## What you have to do
Exactly as written, write out the lines below from the first to the one containing "const yTicks2 = [0,10,20,30,40,50,60,70,80];", inclusive. Pictures do not belong in the copy.

## Recorded data

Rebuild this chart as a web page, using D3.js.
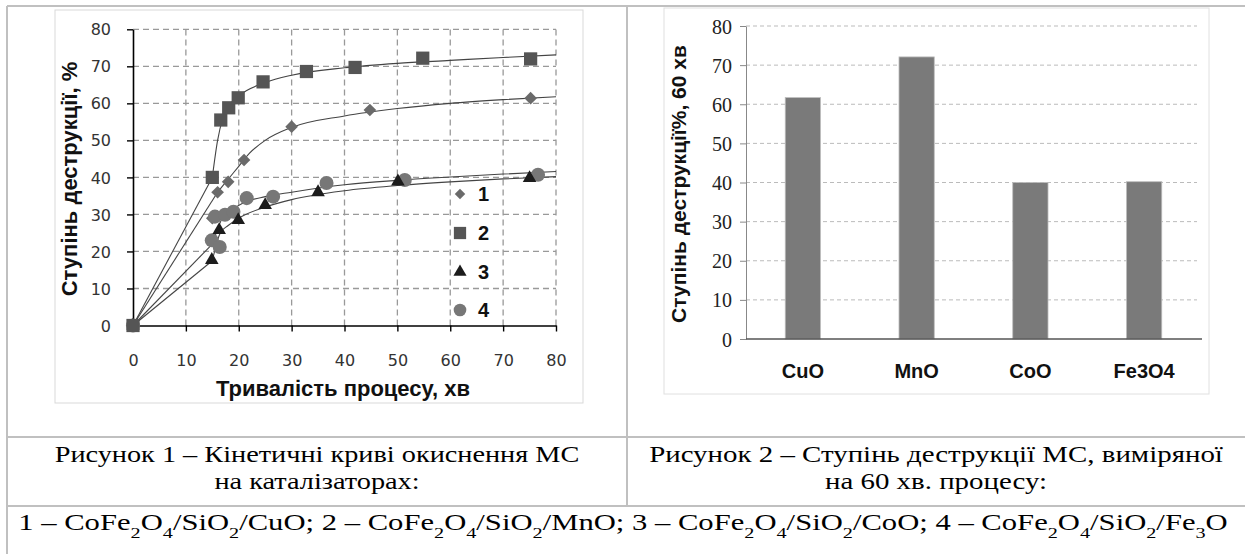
<!DOCTYPE html>
<html><head><meta charset="utf-8">
<script src="https://cdn.jsdelivr.net/npm/d3@7"></script>
<style>body{margin:0;background:#fff}svg{display:block}</style>
</head><body>
<svg id="c" width="1245" height="554"></svg>
<script>
// ---------- Figure 1 data ----------
const xTicks1 = [0,10,20,30,40,50,60,70,80];
const yTicks1 = [0,10,20,30,40,50,60,70,80];
const s1x = [0,15,16,18,21,30,44.8,75.2];
const s1y = [0,29,36,38.8,44.7,53.7,58.2,61.4];
const s2x = [0,15,16.6,18.1,19.9,24.6,32.8,42,54.8,75.2];
const s2y = [0,40,55.5,58.8,61.5,65.8,68.6,69.7,72.2,72];
const s3x = [0,14.9,16.3,19.9,25,35,50.1,75];
const s3y = [0,17.7,25.8,28.5,32.5,36,38.9,39.8];
const s4x = [0,14.9,15.5,16.4,17.4,19,21.5,26.5,36.6,51.4,76.6];
const s4y = [0,23,29.4,21.2,29.9,30.7,34.4,34.8,38.5,39.3,40.7];
// fitted curves
const c1x = [0,16,18,20,22,25,30,40,50,60,70,80];
const c1y = [0,36,39.5,43,46.5,50,53.5,56.6,58.6,60,61,61.8];
const c2x = [0,15,16,17,18,20,25,30,40,50,60,70,80];
const c2y = [0,40,50,56,59,62,65.6,67.6,69.6,70.8,71.6,72.4,73.1];
const c3x = [0,15,16.5,18,20,25,30,40,50,60,70,80];
const c3y = [0,17.5,25,27,29,32,34,36.4,37.8,38.8,39.6,40.2];
const c4x = [0,15,16,17,19,21,25,30,40,50,60,70,80];
const c4y = [0,22,26,29.3,31.5,33.2,34.8,36,38,39.2,40.1,40.9,41.6];
const legendLabels = ["1","2","3","4"];

// ---------- Figure 2 data ----------
const cats2 = ["CuO","MnO","CoO","Fe3O4"];
const vals2 = [61.7,72.1,40.0,40.2];
const yTicks2 = [0,10,20,30,40,50,60,70,80];

const svg = d3.select("#c");

// ---------- table frame ----------
const frame = svg.append("g").attr("stroke","#c0c0c0").attr("stroke-width",2);
frame.append("line").attr("x1",7).attr("x2",1245).attr("y1",6).attr("y2",6);
frame.append("line").attr("x1",7).attr("x2",7).attr("y1",6).attr("y2",554);
frame.append("line").attr("x1",627).attr("x2",627).attr("y1",6).attr("y2",506);
frame.append("line").attr("x1",7).attr("x2",1245).attr("y1",437).attr("y2",437);
frame.append("line").attr("x1",7).attr("x2",1245).attr("y1",506).attr("y2",506);

// chart boxes
svg.append("rect").attr("x",55).attr("y",10).attr("width",528).attr("height",393)
  .attr("fill","none").attr("stroke","#d9d9d9").attr("stroke-width",1);
svg.append("rect").attr("x",664).attr("y",8).attr("width",545).attr("height",386)
  .attr("fill","none").attr("stroke","#e0e0e0").attr("stroke-width",1);

// ---------- Figure 1 ----------
const x1 = d3.scaleLinear().domain([0,80]).range([133,556]);
const y1 = d3.scaleLinear().domain([0,80]).range([325.5,29.3]);
const g1 = svg.append("g");

// grid
g1.append("g").selectAll("line").data(yTicks1.filter(d=>d>0)).join("line")
  .attr("x1",x1(0)).attr("x2",x1(80)).attr("y1",d=>y1(d)).attr("y2",d=>y1(d))
  .attr("stroke","#999").attr("stroke-width",1.3).attr("stroke-dasharray","6,4");
g1.append("g").selectAll("line").data(xTicks1.filter(d=>d>0)).join("line")
  .attr("y1",y1(0)).attr("y2",y1(80)).attr("x1",d=>x1(d)).attr("x2",d=>x1(d))
  .attr("stroke","#999").attr("stroke-width",1.3).attr("stroke-dasharray","6,4");

// axes
const ax1 = g1.append("g").attr("transform",`translate(0,${y1(0)})`)
  .call(d3.axisBottom(x1).tickValues(xTicks1).tickSize(6).tickPadding(23).tickSizeOuter(0));
const ay1 = g1.append("g").attr("transform",`translate(${x1(0)},0)`)
  .call(d3.axisLeft(y1).tickValues(yTicks1).tickSize(6).tickPadding(16).tickSizeOuter(0));
[ax1,ay1].forEach(a=>{
  a.select(".domain").attr("stroke","#000").attr("stroke-width",1.6);
  a.selectAll(".tick line").attr("stroke","#000").attr("stroke-width",1.4);
  a.selectAll("text").attr("font-family","'DejaVu Sans',Verdana,sans-serif")
    .attr("font-size",16).attr("fill","#333");
});
ay1.selectAll("text").attr("dy","0.35em");

// curves: straight segment from origin, smooth afterwards
const lineLin = d3.line().x(d=>x1(d[0])).y(d=>y1(d[1]));
const lineSm = d3.line().x(d=>x1(d[0])).y(d=>y1(d[1])).curve(d3.curveMonotoneX);
const curves = [[c1x,c1y],[c2x,c2y],[c3x,c3y],[c4x,c4y]];
curves.forEach(([cx,cy])=>{
  const pts = cx.map((v,i)=>[v,cy[i]]);
  g1.append("path").datum(pts.slice(0,2)).attr("d",lineLin)
    .attr("fill","none").attr("stroke","#444").attr("stroke-width",1.1);
  g1.append("path").datum(pts.slice(1)).attr("d",lineSm)
    .attr("fill","none").attr("stroke","#444").attr("stroke-width",1.1);
});

// markers
const sym = [
  {x:s1x,y:s1y,type:d3.symbolSquare,size:80,rot:45,fill:"#6a6a6a"},
  {x:s2x,y:s2y,type:d3.symbolSquare,size:175,rot:0,fill:"#555"},
  {x:s3x,y:s3y,type:d3.symbolTriangle,size:80,rot:0,fill:"#1c1c1c"},
  {x:s4x,y:s4y,type:d3.symbolCircle,size:155,rot:0,fill:"#777"}
];
const drawOrder = [0,3,2,1];
drawOrder.forEach(k=>{
  const s = sym[k];
  g1.append("g").selectAll("path").data(s.x.map((v,i)=>[v,s.y[i]])).join("path")
    .attr("d",d3.symbol().type(s.type).size(s.size))
    .attr("transform",d=>`translate(${x1(d[0])},${y1(d[1])}) rotate(${s.rot})`)
    .attr("fill",s.fill);
});

// legend
const legY = [194,233,272,310];
const legSize = [55,150,75,125];
legendLabels.forEach((lab,i)=>{
  const s = sym[i];
  g1.append("path").attr("d",d3.symbol().type(s.type).size(legSize[i]))
    .attr("transform",`translate(460,${legY[i]}) rotate(${s.rot})`).attr("fill",s.fill);
  g1.append("text").attr("x",478).attr("y",legY[i]).attr("dy","0.36em")
    .attr("font-family","'Liberation Sans Narrow','Arial Narrow','Liberation Sans',sans-serif")
    .attr("font-weight","bold").attr("font-size",20).attr("fill","#111").text(lab);
});

// axis titles
g1.append("text").attr("x",343).attr("y",388).attr("dy","0.35em").attr("text-anchor","middle")
  .attr("font-family","'Liberation Sans',Arial,sans-serif").attr("font-weight","bold")
  .attr("font-size",22).attr("fill","#111").text("Тривалість процесу, хв");
g1.append("text").attr("transform","translate(69,179) rotate(-90)").attr("dy","0.35em")
  .attr("text-anchor","middle")
  .attr("font-family","'Liberation Sans',Arial,sans-serif").attr("font-weight","bold")
  .attr("font-size",22).attr("fill","#111").text("Ступінь деструкції, %");

// ---------- Figure 2 ----------
const x2 = d3.scaleBand().domain(cats2).range([746,1201]).paddingInner(0.69).paddingOuter(0.345);
const y2 = d3.scaleLinear().domain([0,80]).range([339,26]);
const g2 = svg.append("g");
g2.append("g").selectAll("line").data(yTicks2.filter(d=>d>0)).join("line")
  .attr("x1",746).attr("x2",1197).attr("y1",d=>y2(d)).attr("y2",d=>y2(d))
  .attr("stroke","#bbb").attr("stroke-width",1).attr("stroke-dasharray","4,3");
g2.append("g").selectAll("rect").data(cats2).join("rect")
  .attr("x",d=>x2(d)).attr("width",x2.bandwidth())
  .attr("y",(d,i)=>y2(vals2[i])).attr("height",(d,i)=>y2(0)-y2(vals2[i]))
  .attr("fill","#7a7a7a").attr("stroke","#bdbdbd").attr("stroke-width",0.8);
const ay2 = g2.append("g").attr("transform","translate(746,0)")
  .call(d3.axisLeft(y2).tickValues(yTicks2).tickSize(6).tickPadding(8).tickSizeOuter(0));
ay2.select(".domain").attr("stroke","#888").attr("stroke-width",1);
ay2.selectAll(".tick line").attr("stroke","#888");
ay2.selectAll("text").attr("font-family","'Liberation Serif','DejaVu Serif',serif")
  .attr("font-size",20).attr("fill","#222").attr("dy","0.35em");
const ax2 = g2.append("g").attr("transform",`translate(0,${y2(0)})`)
  .call(d3.axisBottom(x2).tickSize(0).tickPadding(25));
ax2.select(".domain").attr("stroke","#555").attr("stroke-width",1.3).attr("d","M746,0H1202");
ax2.selectAll("text").attr("font-family","'Liberation Sans',Arial,sans-serif")
  .attr("font-weight","bold").attr("font-size",20).attr("fill","#111");
g2.append("text").attr("transform","translate(679,184) rotate(-90)").attr("dy","0.35em")
  .attr("text-anchor","middle")
  .attr("font-family","'Liberation Sans',Arial,sans-serif").attr("font-weight","bold")
  .attr("font-size",21).attr("fill","#111").text("Ступінь деструкції%, 60 хв");

// ---------- captions (Times-like, horizontally stretched to the reference widths) ----------
const capFont = "'Liberation Serif','Times New Roman',serif";
function cap(cx,y,parts,size,width,fixedScale){
  const g = svg.append("g");
  const t = g.append("text").attr("x",0).attr("y",0).attr("text-anchor","middle")
    .attr("font-family",capFont).attr("font-size",size).attr("fill","#000");
  parts.forEach(p=>{
    if (typeof p === "string") t.append("tspan").text(p);
    else t.append("tspan").attr("baseline-shift","sub").attr("font-size",size*0.66).text(p.s);
  });
  let sx = fixedScale;
  if (!sx) { const w = t.node().getComputedTextLength(); sx = w ? width / w : 1.25; }
  g.attr("transform",`translate(${cx},${y}) scale(${sx},1)`);
  return sx;
}
const sub = s=>({s});
const k1 = cap(317,462,["Рисунок 1 – Кінетичні криві окиснення МС"],23,525);
cap(317,489,["на каталізаторах:"],23,0,k1);
const k2 = cap(936,462,["Рисунок 2 – Ступінь деструкції МС, виміряної"],23,574);
cap(936,489,["на 60 хв. процесу:"],23,0,k2);
cap(623,530,[
  "1 – CoFe",sub("2"),"O",sub("4"),"/SiO",sub("2"),"/CuO; 2 – CoFe",sub("2"),"O",sub("4"),"/SiO",sub("2"),
  "/MnO; 3 – CoFe",sub("2"),"O",sub("4"),"/SiO",sub("2"),"/CoO; 4 – CoFe",sub("2"),"O",sub("4"),"/SiO",sub("2"),"/Fe",sub("3"),"O"
],23,1210);
</script>
</body></html>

## Right answer
Rebuild this chart as a web page, using D3.js.
<!DOCTYPE html>
<html><head><meta charset="utf-8">
<script src="https://cdn.jsdelivr.net/npm/d3@7"></script>
<style>body{margin:0;background:#fff}svg{display:block}</style>
</head><body>
<svg id="c" width="1245" height="554"></svg>
<script>
// ---------- Figure 1 data ----------
const xTicks1 = [0,10,20,30,40,50,60,70,80];
const yTicks1 = [0,10,20,30,40,50,60,70,80];
const s1x = [0,15,16,18,21,30,44.8,75.2];
const s1y = [0,29,36,38.8,44.7,53.7,58.2,61.4];
const s2x = [0,15,16.6,18.1,19.9,24.6,32.8,42,54.8,75.2];
const s2y = [0,40,55.5,58.8,61.5,65.8,68.6,69.7,72.2,72];
const s3x = [0,14.9,16.3,19.9,25,35,50.1,75];
const s3y = [0,17.7,25.8,28.5,32.5,36,38.9,39.8];
const s4x = [0,14.9,15.5,16.4,17.4,19,21.5,26.5,36.6,51.4,76.6];
const s4y = [0,23,29.4,21.2,29.9,30.7,34.4,34.8,38.5,39.3,40.7];
// fitted curves
const c1x = [0,16,18,20,22,25,30,40,50,60,70,80];
const c1y = [0,36,39.5,43,46.5,50,53.5,56.6,58.6,60,61,61.8];
const c2x = [0,15,16,17,18,20,25,30,40,50,60,70,80];
const c2y = [0,40,50,56,59,62,65.6,67.6,69.6,70.8,71.6,72.4,73.1];
const c3x = [0,15,16.5,18,20,25,30,40,50,60,70,80];
const c3y = [0,17.5,25,27,29,32,34,36.4,37.8,38.8,39.6,40.2];
const c4x = [0,15,16,17,19,21,25,30,40,50,60,70,80];
const c4y = [0,22,26,29.3,31.5,33.2,34.8,36,38,39.2,40.1,40.9,41.6];
const legendLabels = ["1","2","3","4"];

// ---------- Figure 2 data ----------
const cats2 = ["CuO","MnO","CoO","Fe3O4"];
const vals2 = [61.7,72.1,40.0,40.2];
const yTicks2 = [0,10,20,30,40,50,60,70,80];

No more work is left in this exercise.